A prática da política tem regras cuja compreensão é crescentemente exigente em termos de perspicácia, paciência, conhecimento, tempo e disponibilidade mental. Com efeito, é cada vez mais difícil decifrar o discurso político recorrentemente codificado de forma subtil e habilmente adocicado em relação à verdadeira realidade a que pretende dar expressão.

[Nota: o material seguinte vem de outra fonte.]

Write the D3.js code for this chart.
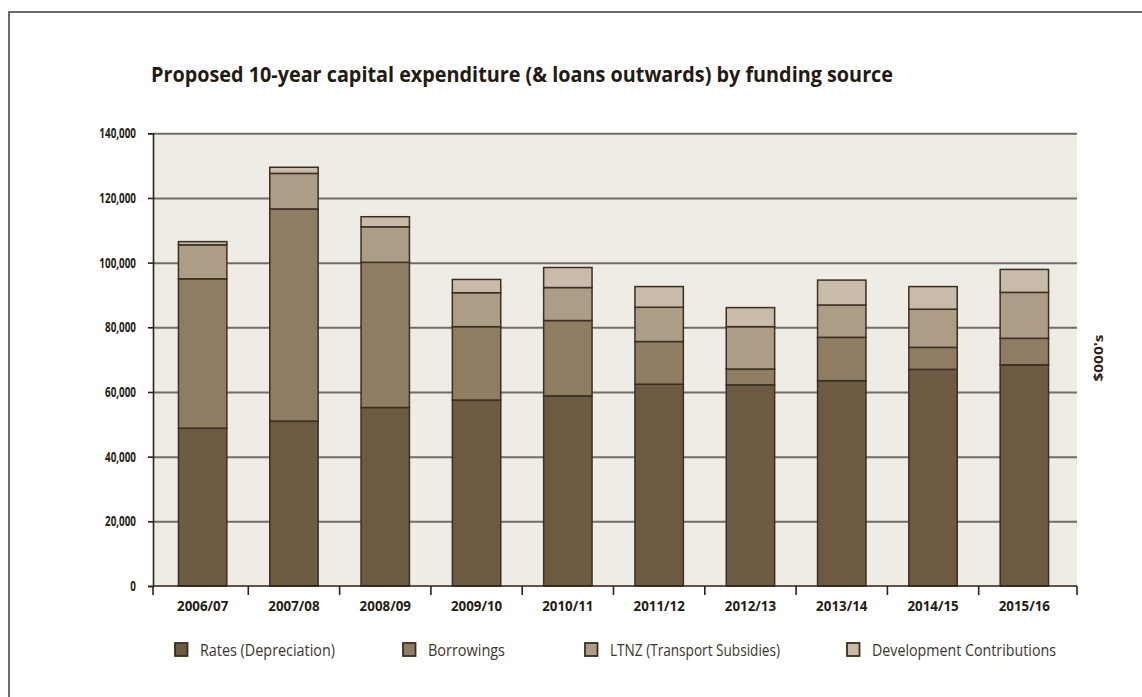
<!DOCTYPE html>
<meta charset="utf-8">
<style>
body { margin: 0; background: #fff; }
text { font-family: "Open Sans", "DejaVu Sans", sans-serif; }
.grid line { stroke: #716d66; stroke-width: 2px; }
.grid path { stroke-width: 0; }
.seg { stroke: #3a2f20; stroke-width: 1.5px; }
</style>
<body>
<script src="https://d3js.org/d3.v7.min.js"></script>
<script>

// data ($000's)
var years = ["2006/07", "2007/08", "2008/09", "2009/10", "2010/11",
             "2011/12", "2012/13", "2013/14", "2014/15", "2015/16"];
var rates       = [48800, 51000, 55200, 57500, 58800, 62400, 62200, 63500, 67000, 68400];
var borrowings  = [46200, 65600, 44900, 22700, 23300, 13200,  4900, 13400,  6800,  8200];
var ltnz        = [10500, 11000, 11000, 10500, 10200, 10600, 13100, 10000, 11800, 14200];
var devContrib  = [ 1000,  1900,  3100,  4100,  6200,  6400,  5900,  7700,  7000,  7100];
var seriesNames = ["Rates (Depreciation)", "Borrowings", "LTNZ (Transport Subsidies)", "Development Contributions"];
var yTicks = [0, 20000, 40000, 60000, 80000, 100000, 120000, 140000];

var colors = ["#6c5b42", "#8e7d62", "#ae9d86", "#c9bba9"];
var keys = ["rates", "borrowings", "ltnz", "dev"];

// layout
var W = 1142, H = 697;
var plot = {left: 153, right: 1077, top: 133.3, bottom: 586};

var table = years.map(function(y, i) {
  return {year: y, rates: rates[i], borrowings: borrowings[i], ltnz: ltnz[i], dev: devContrib[i]};
});

var svg = d3.select("body").append("svg")
    .attr("width", W)
    .attr("height", H);

// outer frame
svg.append("rect")
    .attr("x", 9).attr("y", 12)
    .attr("width", W + 20).attr("height", H + 20)
    .attr("fill", "none")
    .attr("stroke", "#6f6c66")
    .attr("stroke-width", 2);

var x = d3.scaleBand()
    .domain(years)
    .range([157, 1070])
    .paddingInner(0.47)
    .paddingOuter(0.235);

var y = d3.scaleLinear()
    .domain([0, 140000])
    .range([plot.bottom, plot.top]);

// squeeze text to a condensed width
function condense(sel, f) {
  sel.each(function() {
    var w = this.getComputedTextLength();
    d3.select(this).attr("textLength", w * f).attr("lengthAdjust", "spacingAndGlyphs");
  });
}

// plot background
svg.append("rect")
    .attr("x", plot.left).attr("y", plot.top)
    .attr("width", plot.right - plot.left)
    .attr("height", plot.bottom - plot.top)
    .attr("fill", "#efece6");

// gridlines
svg.append("g")
    .attr("class", "grid")
    .attr("transform", "translate(" + plot.left + ",0)")
    .call(d3.axisLeft(y).tickValues(yTicks.slice(1)).tickSize(-(plot.right - plot.left)).tickFormat(""));

// stacked bars
var stack = d3.stack().keys(keys);
var layers = stack(table);

svg.append("g").selectAll("g")
  .data(layers)
  .join("g")
    .attr("fill", function(d, i) { return colors[i]; })
  .selectAll("rect")
  .data(function(d) { return d; })
  .join("rect")
    .attr("class", "seg")
    .attr("x", function(d) { return x(d.data.year); })
    .attr("width", x.bandwidth())
    .attr("y", function(d) { return y(d[1]); })
    .attr("height", function(d) { return y(d[0]) - y(d[1]); });

// y axis
var yAxis = svg.append("g")
    .attr("transform", "translate(" + plot.left + ",0)")
    .call(d3.axisLeft(y).tickValues(yTicks).tickSize(5).tickPadding(12).tickFormat(d3.format(",")));
yAxis.select(".domain").attr("stroke", "#2a2218").attr("stroke-width", 1.6);
yAxis.selectAll(".tick line").attr("stroke", "#2a2218").attr("stroke-width", 1.6);
yAxis.selectAll("text")
    .attr("fill", "#241c14")
    .style("font-size", "14.5px")
    .style("font-weight", "bold")
    .call(condense, 0.68);

// x axis: labels at band centres, ticks at band edges
var xAxis = svg.append("g")
    .attr("transform", "translate(0," + plot.bottom + ")")
    .call(d3.axisBottom(x).tickSize(0).tickPadding(15));
xAxis.select(".domain").remove();
xAxis.selectAll("text")
    .attr("fill", "#241c14")
    .style("font-size", "14.5px")
    .style("font-weight", "bold")
    .call(condense, 0.92);

var edges = [plot.left].concat(years.slice(1).map(function(d) {
  return x(d) - x.step() * x.paddingInner() / 2;
})).concat([plot.right]);

svg.append("line")
    .attr("x1", plot.left).attr("x2", plot.right)
    .attr("y1", plot.bottom).attr("y2", plot.bottom)
    .attr("stroke", "#2a2218").attr("stroke-width", 1.6);
svg.append("g").selectAll("line")
  .data(edges)
  .join("line")
    .attr("x1", function(d) { return d; }).attr("x2", function(d) { return d; })
    .attr("y1", plot.bottom).attr("y2", plot.bottom + 9)
    .attr("stroke", "#2a2218").attr("stroke-width", 1.6);

// title
svg.append("text")
    .attr("x", 151).attr("y", 82)
    .attr("textLength", 742).attr("lengthAdjust", "spacingAndGlyphs")
    .style("font-size", "21px")
    .style("font-weight", "bold")
    .attr("fill", "#231a12")
    .text("Proposed 10-year capital expenditure (& loans outwards) by funding source");

// unit label
svg.append("text")
    .attr("transform", "translate(1103,358) rotate(-90)")
    .attr("text-anchor", "middle")
    .attr("textLength", 47).attr("lengthAdjust", "spacingAndGlyphs")
    .style("font-size", "13px")
    .style("font-weight", "bold")
    .attr("fill", "#2a2218")
    .text("$000's");

// legend
var legendX = [175, 403, 585, 847];
var legendW = [135, 77, 170, 184];
var legend = svg.append("g").selectAll("g")
  .data(seriesNames)
  .join("g")
    .attr("transform", function(d, i) { return "translate(" + legendX[i] + ",643)"; });
legend.append("rect")
    .attr("width", 12.5).attr("height", 13)
    .attr("fill", function(d, i) { return colors[i]; })
    .attr("stroke", "#3a2f20").attr("stroke-width", 1.8);
legend.append("text")
    .attr("x", 25).attr("y", 12.5)
    .attr("textLength", function(d, i) { return legendW[i]; })
    .attr("lengthAdjust", "spacingAndGlyphs")
    .style("font-size", "16px")
    .attr("fill", "#3a3530")
    .text(function(d) { return d; });

</script>
</body>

O poder político nas sociedades democráticas atuais utiliza narrativas em permanente construção e reconstrução, estando fortemente condicionadas por continuadas pressões eleitorais cujo processo o legitima. Não são, pois, de admirar as tentações pelo uso de fórmulas de comunicação que amenizem tal pressão, sintetizam mensagens, multiplicam fontes, dificultando, porém, uma visão global e integrada do exercício do poder, sendo certo que quem as utiliza está profundamente convencido que elas garantem a extensão ou a conquista do tempo de poder.
Entre nós os últimos tempos têm sido pródigos na multiplicação de tal exercício, parecendo, contudo, que este exercício tem estado a ser embalado por um modelo que não alterou algumas das premissas do passado, notando-se sobretudo as referentes à ‘qualidade’ audiência alvo, cuja evolução paulatina, mas segura, a torna não só mais exigente, mais conhecedora, mais crítica, mais seletiva, como também mais consciente da própria realidade política. A tentação das demagógicas “farturas vindouras” e das purezas ideológicas, já tiveram o seu tempo.
Por vezes parece que não percebemos que coletivamente nunca fomos tão prósperos, nem usufruímos de tão grande longevidade, tão elevada qualidade de vida e tão robusto stock de conhecimento. Por outro lado, quase todos estamos disponíveis para acolher a melhoria das componentes do progresso. Por isso, apesar da aparente facilidade de comunicação de que dispomos, nunca os políticos tiveram tanta dificuldade em explicar as suas propostas, fazendo do tempo atual um tempo de permanente campanha eleitoral tanto no plano nacional como a nível partidário.
Não obstante, por vezes, parecemos alheados da hipótese de possíveis retrocessos, abrandamento da dinâmica de evolução, ou inflexões indesejáveis na trajetória. Tal ambiente é inevitavelmente propicio para o uso de argumentos fundados em ‘verdades’ facilmente universalizáveis, muitas das vezes, elevadas a ideias estruturantes para propostas de soluções miríficas que podem encontrar terreno fértil e medrarem junto dos grupos sociais que se consideram vítimas do modelo de progresso adotado, o grande gerador de iniquidades verificáveis a olho nu e facilmente transformadas em argumentos aglutinadores de alianças de descontentamento, sobretudo, entre a pequena e média burguesia e as classes populares.
É impossível alcançar um clima de progresso e de participação efetiva nos seus benefícios sem as necessárias infraestruturas materiais, económicas, sociais, políticas e cívicas que a suportem, é, também, indiscutível a necessidade de inovação a estes níveis, tal como é indiscutível que a “destruição criativa “ que lhe está associada provoca medos recorrentes. A sociedade está crescentemente a organizar-se com base em múltiplas redes de comunicação e informação que funcionam, de forma crescente, como fontes primárias da formação da vontade de robustecimento do padrão de vida das classes sociais mais desfavorecidas. As grandes mudanças são sempre precedidas por um período de grande descontentamento. Estaremos a caminho de grandes mudanças?
Um ano de múltiplos atos eleitorais, pode-nos trazer uma visão mais precisa da nossa capacidade para enfrentarmos o futuro. Não vão faltar inovações. São necessários muitos descodificadores competentes. A luta política promete.